### [Given exercise]
Repeat the listing below in full, exactly as it stands.

═══

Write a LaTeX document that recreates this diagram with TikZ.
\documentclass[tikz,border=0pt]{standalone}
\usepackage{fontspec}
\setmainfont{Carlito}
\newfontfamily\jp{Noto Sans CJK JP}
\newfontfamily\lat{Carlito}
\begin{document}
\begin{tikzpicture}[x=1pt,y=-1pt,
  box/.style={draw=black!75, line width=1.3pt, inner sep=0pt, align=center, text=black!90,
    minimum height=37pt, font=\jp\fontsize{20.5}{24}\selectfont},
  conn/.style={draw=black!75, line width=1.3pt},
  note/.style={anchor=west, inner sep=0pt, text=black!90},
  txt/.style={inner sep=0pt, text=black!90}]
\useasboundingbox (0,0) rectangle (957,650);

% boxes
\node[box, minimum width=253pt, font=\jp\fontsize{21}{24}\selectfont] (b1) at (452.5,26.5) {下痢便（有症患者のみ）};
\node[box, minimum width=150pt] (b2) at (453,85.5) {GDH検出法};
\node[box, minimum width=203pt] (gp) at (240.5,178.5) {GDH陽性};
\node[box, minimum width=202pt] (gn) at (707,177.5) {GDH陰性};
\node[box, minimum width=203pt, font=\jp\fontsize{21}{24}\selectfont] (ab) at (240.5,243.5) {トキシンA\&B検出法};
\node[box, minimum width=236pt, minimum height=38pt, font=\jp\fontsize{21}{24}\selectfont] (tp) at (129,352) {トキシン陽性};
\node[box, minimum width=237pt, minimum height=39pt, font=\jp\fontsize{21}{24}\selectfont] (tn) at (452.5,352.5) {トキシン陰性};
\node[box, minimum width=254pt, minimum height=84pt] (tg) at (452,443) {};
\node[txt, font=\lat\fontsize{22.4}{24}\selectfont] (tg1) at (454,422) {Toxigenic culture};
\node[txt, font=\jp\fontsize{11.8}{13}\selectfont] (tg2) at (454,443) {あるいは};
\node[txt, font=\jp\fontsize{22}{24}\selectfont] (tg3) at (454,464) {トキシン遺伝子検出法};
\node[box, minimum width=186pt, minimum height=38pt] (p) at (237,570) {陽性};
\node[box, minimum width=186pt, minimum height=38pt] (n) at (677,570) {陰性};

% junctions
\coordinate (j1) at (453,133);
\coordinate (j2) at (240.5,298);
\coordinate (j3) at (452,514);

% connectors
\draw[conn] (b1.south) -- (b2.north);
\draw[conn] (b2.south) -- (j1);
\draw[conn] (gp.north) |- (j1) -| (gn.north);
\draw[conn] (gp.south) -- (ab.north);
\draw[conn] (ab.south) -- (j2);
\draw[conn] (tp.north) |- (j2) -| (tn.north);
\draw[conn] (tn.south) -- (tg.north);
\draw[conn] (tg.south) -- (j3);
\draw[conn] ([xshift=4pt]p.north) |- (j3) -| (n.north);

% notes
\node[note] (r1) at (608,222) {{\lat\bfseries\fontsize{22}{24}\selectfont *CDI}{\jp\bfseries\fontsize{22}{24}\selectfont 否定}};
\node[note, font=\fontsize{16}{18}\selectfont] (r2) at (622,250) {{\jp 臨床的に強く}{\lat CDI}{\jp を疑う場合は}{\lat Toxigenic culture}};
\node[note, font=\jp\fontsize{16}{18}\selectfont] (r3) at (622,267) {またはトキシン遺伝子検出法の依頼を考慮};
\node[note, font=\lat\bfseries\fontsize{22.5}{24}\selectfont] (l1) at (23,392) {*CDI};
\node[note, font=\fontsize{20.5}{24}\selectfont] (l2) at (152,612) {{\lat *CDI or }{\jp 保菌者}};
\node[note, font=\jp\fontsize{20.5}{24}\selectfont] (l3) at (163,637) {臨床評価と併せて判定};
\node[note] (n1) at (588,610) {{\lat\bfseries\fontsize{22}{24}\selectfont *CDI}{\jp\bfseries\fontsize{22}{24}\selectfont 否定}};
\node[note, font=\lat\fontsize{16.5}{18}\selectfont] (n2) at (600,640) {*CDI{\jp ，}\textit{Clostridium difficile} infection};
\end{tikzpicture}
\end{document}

═══

### [The output]
Write a LaTeX document that recreates this diagram with TikZ.
\documentclass[tikz,border=0pt]{standalone}
\usepackage{fontspec}
\setmainfont{Carlito}
\newfontfamily\jp{Noto Sans CJK JP}
\newfontfamily\lat{Carlito}
\begin{document}
\begin{tikzpicture}[x=1pt,y=-1pt,
  box/.style={draw=black!75, line width=1.3pt, inner sep=0pt, align=center, text=black!90,
    minimum height=37pt, font=\jp\fontsize{20.5}{24}\selectfont},
  conn/.style={draw=black!75, line width=1.3pt},
  note/.style={anchor=west, inner sep=0pt, text=black!90},
  txt/.style={inner sep=0pt, text=black!90}]
\useasboundingbox (0,0) rectangle (957,650);

% boxes
\node[box, minimum width=253pt, font=\jp\fontsize{21}{24}\selectfont] (b1) at (452.5,26.5) {下痢便（有症患者のみ）};
\node[box, minimum width=150pt] (b2) at (453,85.5) {GDH検出法};
\node[box, minimum width=203pt] (gp) at (240.5,178.5) {GDH陽性};
\node[box, minimum width=202pt] (gn) at (707,177.5) {GDH陰性};
\node[box, minimum width=203pt, font=\jp\fontsize{21}{24}\selectfont] (ab) at (240.5,243.5) {トキシンA\&B検出法};
\node[box, minimum width=236pt, minimum height=38pt, font=\jp\fontsize{21}{24}\selectfont] (tp) at (129,352) {トキシン陽性};
\node[box, minimum width=237pt, minimum height=39pt, font=\jp\fontsize{21}{24}\selectfont] (tn) at (452.5,352.5) {トキシン陰性};
\node[box, minimum width=254pt, minimum height=84pt] (tg) at (452,443) {};
\node[txt, font=\lat\fontsize{22.4}{24}\selectfont] (tg1) at (454,422) {Toxigenic culture};
\node[txt, font=\jp\fontsize{11.8}{13}\selectfont] (tg2) at (454,443) {あるいは};
\node[txt, font=\jp\fontsize{22}{24}\selectfont] (tg3) at (454,464) {トキシン遺伝子検出法};
\node[box, minimum width=186pt, minimum height=38pt] (p) at (237,570) {陽性};
\node[box, minimum width=186pt, minimum height=38pt] (n) at (677,570) {陰性};

% junctions
\coordinate (j1) at (453,133);
\coordinate (j2) at (240.5,298);
\coordinate (j3) at (452,514);

% connectors
\draw[conn] (b1.south) -- (b2.north);
\draw[conn] (b2.south) -- (j1);
\draw[conn] (gp.north) |- (j1) -| (gn.north);
\draw[conn] (gp.south) -- (ab.north);
\draw[conn] (ab.south) -- (j2);
\draw[conn] (tp.north) |- (j2) -| (tn.north);
\draw[conn] (tn.south) -- (tg.north);
\draw[conn] (tg.south) -- (j3);
\draw[conn] ([xshift=4pt]p.north) |- (j3) -| (n.north);

% notes
\node[note] (r1) at (608,222) {{\lat\bfseries\fontsize{22}{24}\selectfont *CDI}{\jp\bfseries\fontsize{22}{24}\selectfont 否定}};
\node[note, font=\fontsize{16}{18}\selectfont] (r2) at (622,250) {{\jp 臨床的に強く}{\lat CDI}{\jp を疑う場合は}{\lat Toxigenic culture}};
\node[note, font=\jp\fontsize{16}{18}\selectfont] (r3) at (622,267) {またはトキシン遺伝子検出法の依頼を考慮};
\node[note, font=\lat\bfseries\fontsize{22.5}{24}\selectfont] (l1) at (23,392) {*CDI};
\node[note, font=\fontsize{20.5}{24}\selectfont] (l2) at (152,612) {{\lat *CDI or }{\jp 保菌者}};
\node[note, font=\jp\fontsize{20.5}{24}\selectfont] (l3) at (163,637) {臨床評価と併せて判定};
\node[note] (n1) at (588,610) {{\lat\bfseries\fontsize{22}{24}\selectfont *CDI}{\jp\bfseries\fontsize{22}{24}\selectfont 否定}};
\node[note, font=\lat\fontsize{16.5}{18}\selectfont] (n2) at (600,640) {*CDI{\jp ，}\textit{Clostridium difficile} infection};
\end{tikzpicture}
\end{document}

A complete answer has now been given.